第五に委員会は両国の経済関係を韓米同盟だけにとどまらず、より幅広い経済ガバナンスの分野にまで拡大すべきであると信じる。デジタル貿易、気候変動、人工知能、グローバル医療分野、第4次産業革命などの分野で韓米両国は重要な基準とルールを制定する主体になることができる。
第五に委員会は日本と韓国の双方に対して両国関係の改善を求める。韓国にとって日本との関係悪化は国内の政治的必要性にプラスになるかもしれないが、長期的にみれば韓国の戦略的な利益を害するだろう。日本は5G、サプライチェーン、ブルー・ドット・ネットワークを含むほぼあらゆる多国間構想で中心的な役割を果たす国だ。韓国は複数の多国間構想で少しずつ疎外されつつある。これは将来、韓国が徐々に、中国の気まぐれな影響力の下に一層置かれるようになることを意味する。

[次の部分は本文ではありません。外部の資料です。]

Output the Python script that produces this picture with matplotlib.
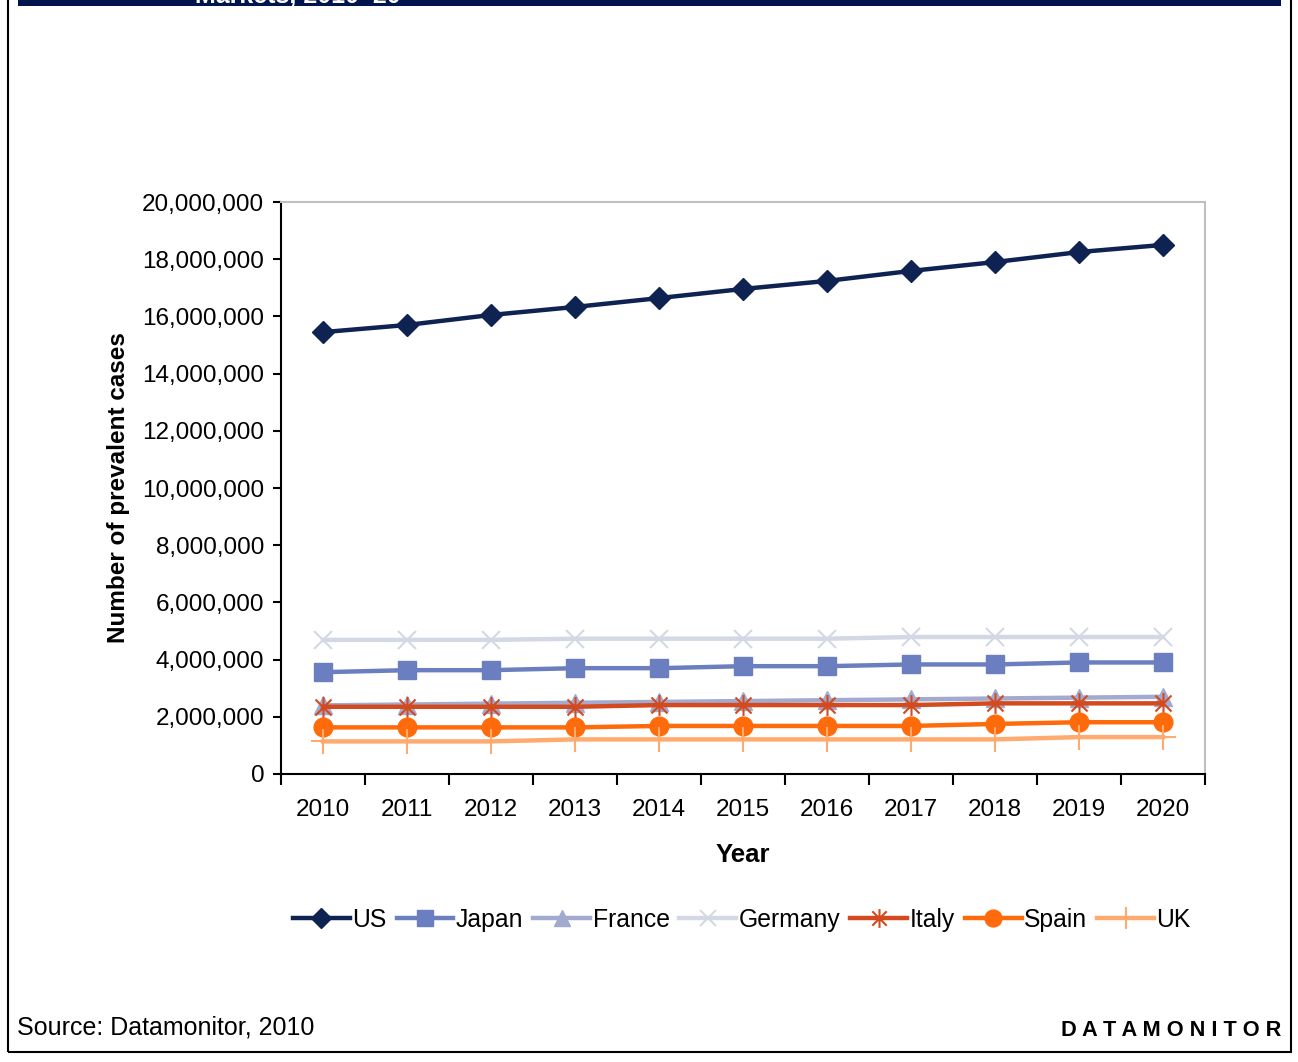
import numpy as np
import matplotlib.pyplot as plt
from matplotlib.path import Path
from matplotlib.ticker import FuncFormatter
from matplotlib.patches import Rectangle

plt.rcParams['font.family'] = ['Liberation Sans', 'DejaVu Sans']

years = [2010, 2011, 2012, 2013, 2014, 2015, 2016, 2017, 2018, 2019, 2020]
us = [15.45, 15.70, 16.05, 16.33, 16.64, 16.96, 17.24, 17.59, 17.90, 18.25, 18.50]
japan = [3.56, 3.63, 3.63, 3.70, 3.70, 3.77, 3.77, 3.83, 3.83, 3.90, 3.90]
france = [2.40, 2.43, 2.46, 2.49, 2.52, 2.55, 2.58, 2.61, 2.64, 2.67, 2.70]
germany = [4.69, 4.69, 4.69, 4.73, 4.73, 4.73, 4.73, 4.79, 4.79, 4.79, 4.79]
italy = [2.35, 2.35, 2.35, 2.35, 2.41, 2.41, 2.41, 2.41, 2.47, 2.47, 2.47]
spain = [1.63, 1.63, 1.63, 1.63, 1.68, 1.68, 1.68, 1.68, 1.75, 1.81, 1.81]
uk = [1.14, 1.14, 1.14, 1.21, 1.21, 1.21, 1.21, 1.21, 1.21, 1.29, 1.29]

# excel style asterisk: x with a vertical bar
star = Path([(-1, -1), (1, 1), (-1, 1), (1, -1), (0, -1.3), (0, 1.3)],
            [Path.MOVETO, Path.LINETO, Path.MOVETO, Path.LINETO, Path.MOVETO, Path.LINETO])

series = [
    ("US", us, "#0f2352", "D", 11.5, 3.2),
    ("Japan", japan, "#6a7ec0", "s", 13, 3.2),
    ("France", france, "#a2aacf", "^", 13, 3.2),
    ("Germany", germany, "#d4d8e4", "x", 13, 3.2),
    ("Italy", italy, "#d34a1f", star, 15, 3.2),
    ("Spain", spain, "#ff6a0a", "o", 13.5, 3.2),
    ("UK", uk, "#ffab70", "+", 18, 3.2),
]

fig = plt.figure(figsize=(12.98, 10.62), dpi=100)
ax = fig.add_axes([281 / 1298, 1 - 774 / 1062, 924 / 1298, 572 / 1062])

x = np.arange(len(years))
for name, vals, col, mk, ms, lw in series:
    v = np.array(vals) * 1e6
    if mk in ("x", "+") or mk is star:
        ax.plot(x, v, color=col, lw=lw, marker=mk, ms=ms, mew=1.5,
                mfc="none", mec=col, label=name)
    else:
        ax.plot(x, v, color=col, lw=lw, marker=mk, ms=ms, mec=col, mfc=col, label=name)

ax.set_xlim(-0.5, 10.5)
ax.set_ylim(0, 20e6)
ax.set_yticks(np.arange(0, 20e6 + 1, 2e6))
ax.yaxis.set_major_formatter(FuncFormatter(lambda v, p: f"{int(v):,}"))
ax.set_xticks(np.arange(-0.5, 11, 1))
ax.set_xticklabels([])
ax.set_xticks(x, minor=True)
ax.set_xticklabels([str(y) for y in years], minor=True)
ax.tick_params(axis="x", which="major", length=8, width=1.5, direction="out")
ax.tick_params(axis="x", which="minor", length=0, labelsize=17.5, pad=18)
ax.tick_params(axis="y", length=6, width=1.5, labelsize=17.5, pad=6)
for s in ("left", "bottom"):
    ax.spines[s].set_linewidth(1.5)
for s in ("top", "right"):
    ax.spines[s].set_color("#c0c0c0")
    ax.spines[s].set_linewidth(1.5)

ax.set_xlabel("Year", fontsize=18.5, fontweight="bold", labelpad=16)
ax.set_ylabel("Number of prevalent cases", fontsize=17.5, fontweight="bold", labelpad=9)

fig.legend(loc="center", bbox_to_anchor=(742 / 1298, 1 - 920 / 1062), ncol=7,
           frameon=False, fontsize=17.8, handlelength=2.3, handletextpad=0.1,
           columnspacing=0.4, markerscale=0.9)

# page frame and cut-off title bar
fig.patches.append(Rectangle((8 / 1298, 1 - 1052 / 1062), 1283 / 1298, 1052 / 1062 + 0.01,
                             transform=fig.transFigure, fill=False, ec="black", lw=1.5))
fig.patches.append(Rectangle((18 / 1298, 1 - 6 / 1062), 1263 / 1298, 6 / 1062 + 0.01,
                             transform=fig.transFigure, fc="#00154d", ec="none"))
fig.text(195 / 1298, 1 - 3 / 1062, "Markets, 2010\u201320", color="white",
         fontsize=18, fontweight="bold", va="baseline", ha="left")

fig.text(17 / 1298, 1 - 1028 / 1062, "Source: Datamonitor, 2010", fontsize=18,
         va="center", ha="left")
fig.text(1281 / 1298, 1 - 1030 / 1062, "D A T A M O N I T O R", fontsize=15.7,
         fontweight="bold", va="center", ha="right")

fig.savefig("out.png", dpi=100)
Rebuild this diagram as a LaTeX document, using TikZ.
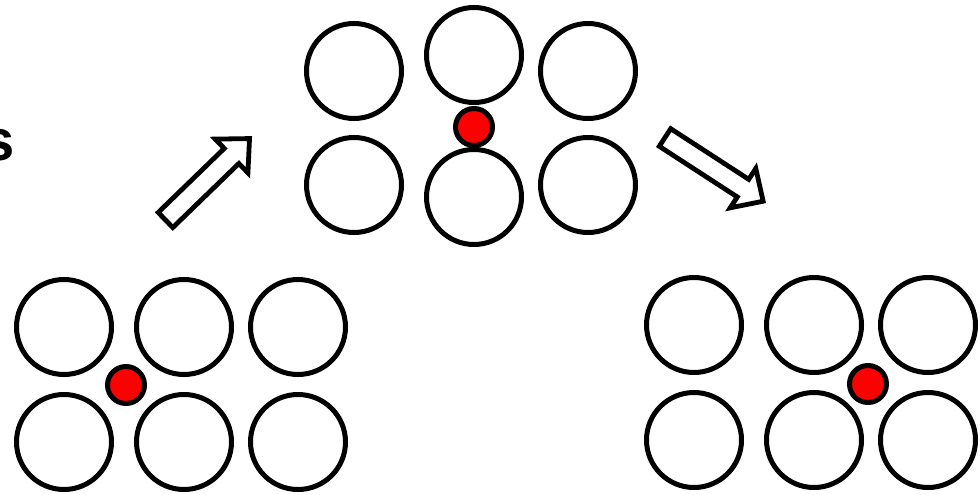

最後に北朝鮮に対して委員らはトランプ政権の4年間、過去のいかなる時よりも激しく拡大した北朝鮮の核と弾道ミサイルの問題に対してやるべきことがはっきりしたと信じている。いかなる政策を選択した場合でも、北朝鮮の非核化という目標に引き続き集中しなければならない。同盟国とも緊密に協力しなければならず、軍事訓練などの同盟資産を北朝鮮との交渉カードとして使ってはならない。その第1段階として核の「凍結」を引き出すことをためらってはならない。ここからさらに北朝鮮による核物質の生産や武器の実験、それらが拡散する脅威を小さくすることにも焦点を合わせねばならない。北朝鮮に対する制裁を緩和できるとすれば、それは実質的な非核化への見返りとなる時だけだ。首脳会談は北朝鮮が武装解除という本当の決断をした時のために取っておくべきだ。
委員長はこれらの政策勧告についてはどれも簡単ではないと考えている。それでも先週行われた米国の国務長官と国防長官による「2プラス2」訪問は、バイデン政権のスタートが順調に進んでいることを示した。韓米同盟は険しかった時期が過ぎ去り、政策の専門家たちが協力して戦略的課題や両国が共に解決すべき政策のロードマップを提示できる新たな時期を迎えつつある。